An opening night pajama party featured games and prizes, and the contestants worked together on the big production numbers.
The prize money is not the only motive she has for competition, Ashby said.
“Each time you participate in one of these events, you become more confident, more comfortable with yourself and who you are.”
Ashby studies business and communications at Roanoke College and would like to make a profession of representing businesses in the community and in the media, so her pageant work is a substantial addition to her resume.
In some ways, Ashby says, she’s different from most of the young women she’s met on the pageant circuit.
For one thing, she loves sports, and played basketball, volleyball and softball at Buffalo Gap High School. She plays intramural basketball and volleyball in college.
“It surprises some people who know me from sports that I also compete in pageants,” she said.
Her interests are pretty low-key, she said.
“Besides sports, I really love just hanging out with my friends and family. My next steps will be to start a career and I’d like to also like to start a family some day.”
She considers herself fairly low-maintenance compared with the contestants who arrive at competitions with an entourage of make-up artists and hairstylists.
“When I compete, it’s just me and my mom,” she said.
Mom is Elizabeth Ashby, a teacher at Buffalo Gap High School and a former county fair pageant winner from West Virginia.
“She’s always encouraged me, from the time I was two,” Chassidy Ashby said. “She helps with the hair and make-up.”
The mother-daughter team tries to keep things simple so they can handle it themselves.
For Ashby’s interview, she wore a simple ponytail and a tailored coral suit.
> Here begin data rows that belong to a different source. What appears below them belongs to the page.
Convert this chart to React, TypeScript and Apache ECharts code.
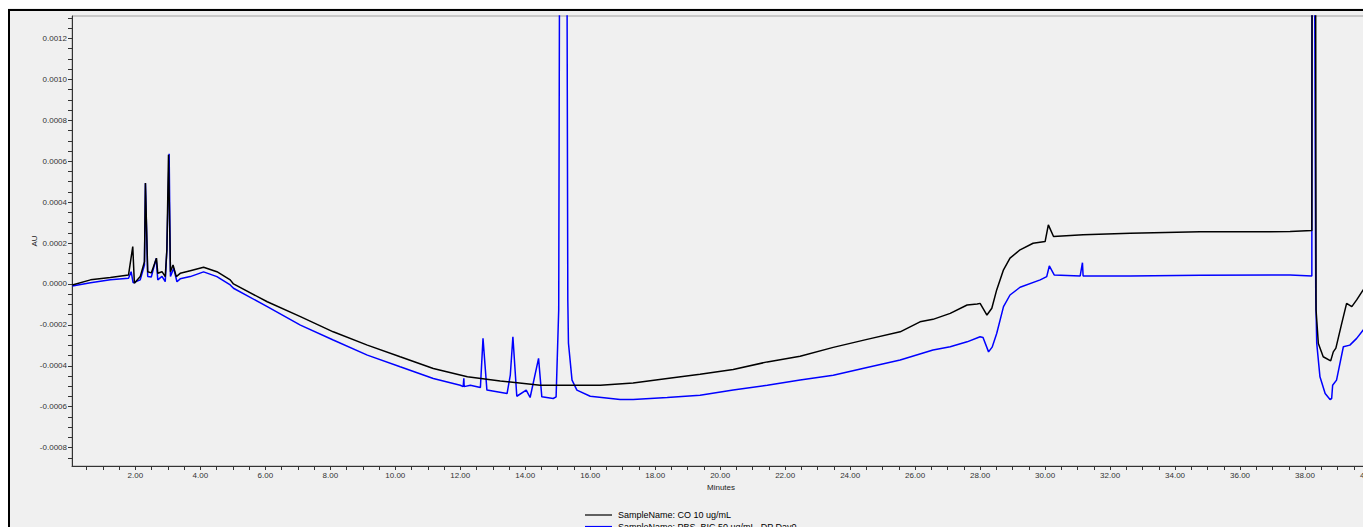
import React, { useEffect, useRef } from "react";
import * as echarts from "echarts";

const seriesNames = ["SampleName: CO 10 ug/mL", "SampleName: PBS_BIC 50 ug/mL -DP Day0"];
const seriesColors = ["#000000", "#0000ff"];

// [minutes, AU], black trace
const coPoints: [number, number][] = [
  [0.06, -0.000005], [0.62, 0.00002], [1.23, 0.000031], [1.79, 0.000044], [1.92, 0.000183],
  [1.97, 0.000003], [2.15, 0.000036], [2.28, 0.000109], [2.31, 0.000493], [2.38, 0.00006],
  [2.49, 0.000054], [2.65, 0.000126], [2.69, 0.000052], [2.82, 0.00006], [2.92, 0.000036],
  [2.97, 0.000167], [3.02, 0.000632], [3.08, 0.00006], [3.16, 0.000093], [3.26, 0.000036],
  [3.38, 0.000052], [3.69, 0.000065], [4.1, 0.000082], [4.51, 0.00006], [4.92, 0.00002],
  [5.02, 0.0], [6.06, -0.000087], [7.08, -0.00016], [8.09, -0.000234], [9.14, -0.000299],
  [10.15, -0.000356], [11.17, -0.000413], [12.22, -0.000454], [13.23, -0.000474], [14.46, -0.000495],
  [15.48, -0.000495], [16.31, -0.000495], [17.32, -0.000484], [18.37, -0.000462], [19.38, -0.000441],
  [20.4, -0.000418], [21.45, -0.000381], [22.46, -0.000353], [23.48, -0.00031], [24.52, -0.000271],
  [25.54, -0.000234], [26.15, -0.000185], [26.55, -0.000173], [27.08, -0.000144], [27.6, -0.000103],
  [27.91, -0.000098], [28.0, -0.000095], [28.21, -0.000152], [28.36, -0.000119], [28.51, -0.000029],
  [28.72, 0.000069], [28.92, 0.000126], [29.23, 0.000167], [29.63, 0.000199], [30.0, 0.000207],
  [30.1, 0.000289], [30.26, 0.000232], [31.17, 0.00024], [32.62, 0.000248], [34.77, 0.000255],
  [37.54, 0.000256], [38.21, 0.000261], [38.24, 0.006], [38.29, 0.006], [38.34, -0.000127],
  [38.41, -0.000291], [38.56, -0.000356], [38.79, -0.000376], [38.87, -0.000332], [38.95, -0.000314],
  [39.13, -0.000193], [39.28, -0.000095], [39.44, -0.000111], [39.59, -0.000078], [39.79, -0.000029],
  [40.03, -0.000005],
];

// [minutes, AU], blue trace
const pbsPoints: [number, number][] = [
  [0.06, -0.00001], [0.62, 0.000006], [1.23, 0.00002], [1.79, 0.000028], [1.87, 0.00006],
  [1.93, 0.000006], [2.15, 0.00002], [2.28, 0.000093], [2.31, 0.000492], [2.38, 0.000036],
  [2.49, 0.000034], [2.64, 0.000125], [2.69, 0.00002], [2.82, 0.000037], [2.92, 0.000011],
  [2.97, 0.000167], [3.04, 0.000637], [3.08, 0.000036], [3.18, 0.000077], [3.28, 0.000011],
  [3.38, 0.000025], [3.69, 0.000036], [4.1, 0.000059], [4.51, 0.000036], [4.92, -0.000005],
  [5.02, -0.000021], [6.06, -0.000111], [7.08, -0.000201], [8.09, -0.000274], [9.14, -0.000348],
  [10.15, -0.000405], [11.17, -0.000462], [12.0, -0.000495], [12.09, -0.000502], [12.11, -0.000461],
  [12.12, -0.000502], [12.31, -0.000495], [12.62, -0.000506], [12.7, -0.000266], [12.82, -0.000519],
  [13.44, -0.000536], [13.54, -0.000446], [13.62, -0.000258], [13.74, -0.000549], [14.03, -0.000519],
  [14.15, -0.000555], [14.41, -0.000364], [14.51, -0.000552], [14.86, -0.00056], [14.95, -0.000552],
  [15.03, -0.000127], [15.07, 0.0025], [15.12, 0.006], [15.22, 0.006], [15.27, 0.0025],
  [15.31, -0.000078], [15.33, -0.000289], [15.44, -0.00047], [15.59, -0.000519], [16.0, -0.000549],
  [16.92, -0.000565], [17.32, -0.000565], [18.37, -0.000555], [19.38, -0.000544], [20.4, -0.000519],
  [21.45, -0.000495], [22.46, -0.00047], [23.48, -0.000446], [24.52, -0.000408], [25.54, -0.000372],
  [26.55, -0.000323], [27.08, -0.000307], [27.6, -0.000283], [28.0, -0.000258], [28.09, -0.000262],
  [28.26, -0.000332], [28.37, -0.000309], [28.51, -0.000242], [28.72, -0.000111], [28.92, -0.000054],
  [29.23, -0.000016], [29.85, 0.00002], [30.05, 0.000036], [30.13, 0.000088], [30.28, 0.000044],
  [31.08, 0.000039], [31.15, 0.000104], [31.17, 0.000039], [32.62, 0.000039], [34.77, 0.000042],
  [37.54, 0.000044], [38.21, 0.000039], [38.24, 0.006], [38.27, 0.006], [38.3, 0.0013],
  [38.33, -0.00005], [38.36, -0.000289], [38.46, -0.000454], [38.62, -0.000536], [38.77, -0.000565],
  [38.82, -0.00056], [38.85, -0.000495], [38.97, -0.00047], [39.18, -0.000307], [39.38, -0.000299],
  [39.59, -0.000266], [40.03, -0.000176],
];

const xLabelValues = [2, 4, 6, 8, 10, 12, 14, 16, 18, 20, 22, 24, 26, 28, 30, 32, 34, 36, 38, 40];
const yLabelValues = [-0.0008, -0.0006, -0.0004, -0.0002, 0, 0.0002, 0.0004, 0.0006, 0.0008, 0.001, 0.0012];

const xMin = 0.05;
const xMax = 40.0;
const yMin = -0.00089;
const yMax = 0.00131;

export default function App() {
  const ref = useRef<HTMLDivElement>(null);
  useEffect(() => {
    if (!ref.current) return;
    document.documentElement.style.overflow = "hidden";
    document.body.style.overflow = "hidden";
    const chart = echarts.init(ref.current, null, { renderer: "svg" });
    const xTicks: number[] = [];
    for (let k = 1; k <= 80; k++) xTicks.push(k * 0.5);
    const yTicks: number[] = [];
    for (let k = -17; k <= 26; k++) yTicks.push(Math.round(k * 5) / 100000);
    const font = "Liberation Sans, Arial, sans-serif";
    const legendGraphics: any[] = [];
    seriesNames.forEach((name, i) => {
      const cy = 507 + i * 11.5;
      legendGraphics.push({
        type: "line",
        shape: { x1: 577, y1: cy, x2: 604, y2: cy },
        style: { stroke: seriesColors[i], lineWidth: 1.2 },
        silent: true,
      });
      legendGraphics.push({
        type: "text",
        x: 610,
        y: cy,
        style: {
          text: name,
          fill: "#000",
          font: `9px ${font}`,
          verticalAlign: "middle",
          align: "left",
        },
        silent: true,
      });
    });
    chart.setOption({
      animation: false,
      backgroundColor: "#f0f0f0",
      graphic: [
        {
          type: "rect",
          shape: { x: 1, y: 2, width: 3000, height: 3000 },
          style: { fill: "none", stroke: "#000", lineWidth: 2 },
          silent: true,
        },
        ...legendGraphics,
      ],
      grid: {
        left: 64,
        top: 8,
        right: 1,
        bottom: 61,
        outerBoundsMode: "none",
        containLabel: false,
        show: true,
        backgroundColor: "#f0f0f0",
        borderColor: "#a0a0a0",
        borderWidth: 1,
      },
      xAxis: {
        type: "value",
        min: xMin,
        max: xMax,
        name: "Minutes",
        nameLocation: "middle",
        nameGap: 17,
        nameMoveOverlap: false,
        nameTextStyle: { fontSize: 8, color: "#222", fontFamily: font },
        axisLine: { show: true, onZero: false, lineStyle: { color: "#333", width: 1 } },
        axisTick: { show: true, length: 4, customValues: xTicks, lineStyle: { color: "#333" } },
        axisLabel: {
          customValues: xLabelValues,
          formatter: (v: number) => v.toFixed(2),
          fontSize: 8,
          color: "#333",
          fontFamily: font,
          margin: 5,
        },
        splitLine: { show: false },
      },
      yAxis: {
        type: "value",
        min: yMin,
        max: yMax,
        name: "AU",
        nameLocation: "middle",
        nameGap: 34,
        nameMoveOverlap: false,
        nameTextStyle: { fontSize: 8, color: "#222", fontFamily: font },
        axisLine: { show: true, onZero: false, lineStyle: { color: "#333", width: 1 } },
        axisTick: { show: true, length: 4, customValues: yTicks, lineStyle: { color: "#333" } },
        axisLabel: {
          customValues: yLabelValues,
          formatter: (v: number) => v.toFixed(4),
          fontSize: 8,
          color: "#333",
          fontFamily: font,
          margin: 5,
        },
        splitLine: { show: false },
      },
      series: [
        {
          name: seriesNames[1],
          type: "line",
          data: pbsPoints,
          symbol: "none",
          clip: true,
          lineStyle: { color: seriesColors[1], width: 1.5 },
          itemStyle: { color: seriesColors[1] },
        },
        {
          name: seriesNames[0],
          type: "line",
          data: coPoints,
          symbol: "none",
          clip: true,
          lineStyle: { color: seriesColors[0], width: 1.5 },
          itemStyle: { color: seriesColors[0] },
        },
      ],
    });
    return () => chart.dispose();
  }, []);
  return <div ref={ref} style={{ width: 1363, height: 519 }} />;
}
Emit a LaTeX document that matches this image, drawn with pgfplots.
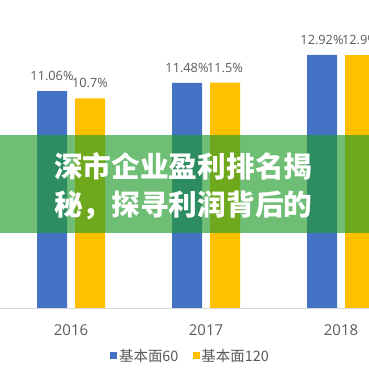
\documentclass[border=0pt]{standalone}
\usepackage{fontspec}
\setmainfont{Open Sans}
\newfontfamily\cjk{Noto Sans CJK SC}
\usepackage{pgfplots}
\pgfplotsset{compat=1.18}
\definecolor{cblue}{HTML}{4472C4}
\definecolor{cyellow}{HTML}{FFC000}
\definecolor{lblgray}{HTML}{595959}
\definecolor{banner}{RGB}{35,156,45}
\pgfplotsset{mylegend/.style={legend image code/.code={\fill[##1,draw=none] (0bp,-3.5bp) rectangle (7bp,3.5bp);}}}
\begin{document}
\begin{tikzpicture}
\useasboundingbox (0bp,0bp) rectangle (369bp,369bp);
\clip (0bp,0bp) rectangle (369bp,369bp);
\begin{axis}[
  at={(0bp,61bp)}, anchor=south west,
  scale only axis, width=369bp, height=308bp,
  xmin=-0.52593, xmax=2.20741, ymin=0, ymax=15.7143,
  axis line style={draw=none},
  xtick={0,1,2}, xticklabels={2016,2017,2018},
  ytick={0}, yticklabels={},
  ymajorgrids, major grid style={draw=black!15, line width=0.8bp},
  major tick length=0,
  xticklabel style={font=\fontsize{15}{18}\selectfont, text=lblgray, anchor=base, yshift=-27bp},
  ybar=8bp, bar width=30bp,
  /pgf/number format/assume math mode=true,
  nodes near coords={\pgfmathprintnumber{\pgfplotspointmeta}\%},
  every node near coord/.append style={font=\fontsize{12.8}{15}\selectfont, text=lblgray, anchor=base, yshift=10.5bp},
  legend columns=2,
  legend style={draw=none, fill=none, at={(0.5163,-0.1558)}, anchor=center,
    font=\cjk\fontsize{14.5}{16}\selectfont, text=lblgray,
    /tikz/every even column/.append style={column sep=12bp}},
]
\addplot[fill=cblue, draw=none, mylegend] coordinates {(0,11.06) (1,11.48) (2,12.92)};
\addplot[fill=cyellow, draw=none, mylegend] coordinates {(0,10.7) (1,11.5) (2,12.9)};
\legend{基本面60, 基本面120}
\end{axis}
\fill[banner, opacity=0.66] (0bp,136bp) rectangle (369bp,234bp);
\node[anchor=west, inner sep=0, text=white, font=\cjk\bfseries\fontsize{28.8}{32}\selectfont] at (54bp,203bp) {深市企业盈利排名揭};
\node[anchor=west, inner sep=0, text=white, font=\cjk\bfseries\fontsize{28.8}{32}\selectfont] at (54bp,164bp) {秘，探寻利润背后的};
\end{tikzpicture}
\end{document}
When she wears formal dress, they manage a classic updo.
“There have been some real challenges at times,” Ashby said, “but we work through them.”
Her support group also includes her father, Todd, a scheduling manager at Perdue in Bridgewater; a brother, Travis, 17, a senior at Buffalo Gap; and sister, Camille, 8, who’s in the third grade at Churchville Elementary School.
“I think about Camille in almost everything I do,” says Ashby. “I’m very aware that I’m a role model for her.”
Life isn’t all ponytails and pajama parties for those who represent their communities at state pageants, Ashby said. The trend is toward more substantial community engagement, and she’s all for that.
“I think the progression to judging more on inner beauty is a good thing,” she said. She didn’t have to seek out a cause to be passionate about, she already had one.
Ashby worked for two summers for the Augusta County Parks and Recreation Department and got to know a couple of children whose parents had very little time for them.
“Everything I did for them made such a difference,” she said. “It made me think of how many children are just kind of lost. My platform is child neglect, and I expect I’ll find a way to stay involved in that, whatever I do.”